Panic Mode On (108) Server Problems?

Message boards : Number crunching : Panic Mode On (108) Server Problems?
Message board moderation

To post messages, you must log in.

Previous · 1 . . . 17 · 18 · 19 · 20 · 21 · 22 · 23 . . . 29 · Next

AuthorMessage
Profile Jeff Buck Crowdfunding Project Donor*Special Project $75 donorSpecial Project $250 donor
Volunteer tester

Send message
Joined: 11 Feb 00
Posts: 1441
Credit: 148,764,870
RAC: 0
United States
Message 1904212 - Posted: 1 Dec 2017, 21:10:53 UTC
Last modified: 1 Dec 2017, 21:16:56 UTC

It has been suggested a number of times, by a number of Setizens, that the project's task deadlines are much too long, compared with other projects.
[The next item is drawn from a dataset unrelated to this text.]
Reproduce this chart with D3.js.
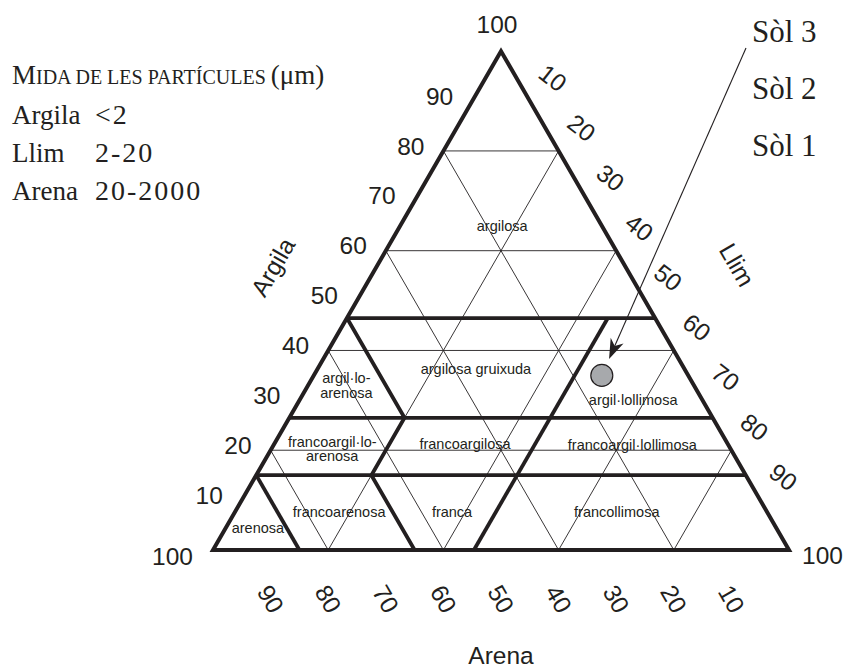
<!DOCTYPE html>
<html><head><meta charset="utf-8">
<script src="https://cdn.jsdelivr.net/npm/d3@7"></script>
<style>
body{margin:0;background:#fff;}
svg{display:block;}
</style></head>
<body>
<svg id="chart" width="847" height="669"></svg>
<script>
// ---------------- data ----------------
const clayTicks = [10,20,30,40,50,60,70,80,90];
const siltTicks = [10,20,30,40,50,60,70,80,90];
const sandTicks = [90,80,70,60,50,40,30,20,10];
const gridLevels = [20,40,60,80];
// class boundaries as polylines of [clay, silt]
const boundaryLines = [
  [[46.5,0],[46.5,53.5]],
  [[26.5,0],[26.5,73.5]],
  [[15,0],[15,85]],
  [[46.5,0],[26.5,20],[15,20],[0,35]],
  [[15,0],[0,15]],
  [[46.5,45.3],[0,45.3]]
];
const classNames = [["argilosa"],["argilosa gruixuda"],["argil·lo-","arenosa"],["francoargil·lo-","arenosa"],
  ["arenosa"],["francoarenosa"],["franca"],["francoargilosa"],["argil·lollimosa"],["francoargil·lollimosa"],["francollimosa"]];
const classClay = [65, 36.3, 32.9, 20.2, 4.4, 7.6, 7.6, 21.3, 30.1, 21.0, 7.6];
const classSilt = [17.7, 27.5, 6.7, 10.6, 5.6, 18.1, 37.7, 33.1, 57.9, 62.3, 66.3];
const sampleClay = [35];
const sampleSilt = [50];
const sampleNames = ["Sòl 3","Sòl 2","Sòl 1"];
const sizeHeader = ["Argila","Llim","Arena"];
const sizeRange = ["<2","2-20","20-2000"];
const axisTitles = ["Argila","Llim","Arena"];

// ---------------- layout ----------------
const ink = "#231f20";
const svg = d3.select("#chart");
const xL = 213, xR = 789, yB = 550;
const side = xR - xL, triH = side*Math.sqrt(3)/2;
const xs = d3.scaleLinear().domain([0,100]).range([xL,xR]);
const ys = d3.scaleLinear().domain([0,100]).range([yB, yB-triH]);
const P = (clay, silt) => [xs(silt + clay/2), ys(clay)];
const line = d3.line();

// thin grid
const grid = [];
gridLevels.forEach(k => {
  grid.push([[k,0],[k,100-k]]);          // clay = k
  grid.push([[0,k],[100-k,k]]);          // silt = k
  grid.push([[0,100-k],[100-k,0]]);      // sand = k
});
svg.append("g").selectAll("path").data(grid).join("path")
  .attr("d", d => line(d.map(p => P(p[0],p[1]))))
  .attr("fill","none").attr("stroke",ink).attr("stroke-width",0.9);

// class boundaries
svg.append("g").selectAll("path").data(boundaryLines).join("path")
  .attr("d", d => line(d.map(p => P(p[0],p[1]))))
  .attr("fill","none").attr("stroke",ink).attr("stroke-width",3.8)
  .attr("stroke-linejoin","miter");

// outline
svg.append("path")
  .attr("d", line([P(0,0),P(0,100),P(100,0)]) + "Z")
  .attr("fill","none").attr("stroke",ink).attr("stroke-width",4)
  .attr("stroke-linejoin","miter").attr("stroke-miterlimit",10);

// class labels
const cl = svg.append("g").attr("font-family","'Liberation Sans', Arial, sans-serif")
  .attr("font-size",14.5).attr("fill",ink).attr("text-anchor","middle");
classNames.forEach((lines,i) => {
  const [x,y] = P(classClay[i], classSilt[i]);
  const t = cl.append("text").attr("x",x).attr("y",y - (lines.length-1)*7.5);
  lines.forEach((s,j) => t.append("tspan").attr("x",x).attr("dy", j===0 ? "0.35em" : "1.0em").text(s));
});

// tick labels
const tk = svg.append("g").attr("font-family","'Liberation Sans', Arial, sans-serif")
  .attr("font-size",24.5).attr("fill",ink);
tk.selectAll("text.l").data(clayTicks).join("text").attr("class","l")
  .attr("x", c => P(c,0)[0] - 19).attr("y", c => ys(c) - 5).attr("dy","0.35em")
  .attr("text-anchor","end").text(c => c);
tk.selectAll("text.r").data(siltTicks).join("text").attr("class","r")
  .attr("text-anchor","middle").attr("dy","0.35em")
  .attr("transform", s => { const [x,y] = P(100-s, s); return `translate(${x+23},${y-23}) rotate(38)`; })
  .text(s => s);
tk.selectAll("text.b").data(sandTicks).join("text").attr("class","b")
  .attr("text-anchor","middle").attr("dy","0.35em")
  .attr("transform", a => `translate(${xs(100-a)},${yB+49}) rotate(60)`)
  .text(a => a);
// vertex labels (100)
const vTop = P(100,0), vBL = P(0,0), vBR = P(0,100);
tk.append("text").attr("x",vTop[0]-4).attr("y",vTop[1]-27).attr("dy","0.35em").attr("text-anchor","middle").text(100);
tk.append("text").attr("x",vBL[0]-20).attr("y",vBL[1]+6).attr("dy","0.35em").attr("text-anchor","end").text(100);
tk.append("text").attr("x",vBR[0]+13).attr("y",vBR[1]+5).attr("dy","0.35em").attr("text-anchor","start").text(100);

// axis titles
const at = svg.append("g").attr("font-family","'Liberation Sans', Arial, sans-serif")
  .attr("font-size",24.5).attr("fill",ink).attr("text-anchor","middle");
at.append("text").attr("transform",`translate(${xL+60},267) rotate(-60)`).attr("dy","0.35em").text(axisTitles[0]);
at.append("text").attr("transform",`translate(${xR-52},265) rotate(60)`).attr("dy","0.35em").text(axisTitles[1]);
at.append("text").attr("x",(xL+xR)/2).attr("y",yB+105).attr("dy","0.35em").text(axisTitles[2]);

// legend (particle sizes)
const lg = svg.append("g").attr("font-family","'Liberation Serif', 'Times New Roman', serif")
  .attr("font-size",27).attr("fill",ink);
const hd = lg.append("text").attr("x",12).attr("y",84);
hd.append("tspan").text("M");
hd.append("tspan").attr("font-size",20).text("IDA DE LES PARTÍCULES ");
hd.append("tspan").text("(μm)");
sizeHeader.forEach((s,i) => {
  lg.append("text").attr("x",12).attr("y",124 + i*38).text(s);
  lg.append("text").attr("x",95).attr("y",124 + i*38).attr("font-size",28)
    .attr("letter-spacing",2).text(sizeRange[i]);
});

// sample labels
const sl = svg.append("g").attr("font-family","'Liberation Serif', 'Times New Roman', serif")
  .attr("font-size",31).attr("fill",ink);
const solX = 752, solY0 = 42, solStep = 57;
sampleNames.forEach((s,i) => sl.append("text").attr("x",solX).attr("y",solY0 + i*solStep).text(s));

// sample point + arrow
const r = 11;
sampleClay.forEach((c,i) => {
  const [px,py] = P(c, sampleSilt[i]);
  const sx = solX - 6, sy = solY0 + 6;
  const dx = px - sx, dy = py - sy, len = Math.hypot(dx,dy);
  const ux = dx/len, uy = dy/len, nx = -uy, ny = ux;
  const tx = px - ux*(r+7), ty = py - uy*(r+7);
  svg.append("line").attr("x1",sx).attr("y1",sy).attr("x2",tx-ux*10).attr("y2",ty-uy*10)
    .attr("stroke",ink).attr("stroke-width",1.1);
  const L = 20, Wd = 7, notch = 14;
  svg.append("path").attr("d",
    `M${tx},${ty}L${tx-ux*L+nx*Wd},${ty-uy*L+ny*Wd}L${tx-ux*notch},${ty-uy*notch}L${tx-ux*L-nx*Wd},${ty-uy*L-ny*Wd}Z`)
    .attr("fill",ink);
  svg.append("circle").attr("cx",px).attr("cy",py).attr("r",r)
    .attr("fill","#a7a9ac").attr("stroke",ink).attr("stroke-width",1.2);
});
</script>
</body></html>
That perhaps shortening the deadlines could speed up the turnaround time for the tasks that inevitably time out due to lapsed or drive-by users, who fail to clear their caches before dropping out of the project, as well as the "ghost" tasks that we see all the time. That speeding up the turnaround would also lessen the storage requirements of the master and replica databases, an issue that seems to rear its head quite often.

The shutdown of the scheduling server has given us an opportunity to get an idea as to how much of an impact these deadline timeouts actually have. At the present time, over 25,000 tasks have accumulated in the RTS buffer, all of them likely tasks that have passed their deadlines since the scheduling server was shut down less than 24 hours ago. That's out of 2,453,080 tasks the SSP shows as being "out in the field". So, in less than one day, more than 1% of the outstanding tasks have timed out. Since every one of those tasks has also been causing one (or more) of that WU's wingman's tasks to be held in the database in a pending status, that represents 2% of the outstanding tasks that have been in limbo for the full duration of the original deadline.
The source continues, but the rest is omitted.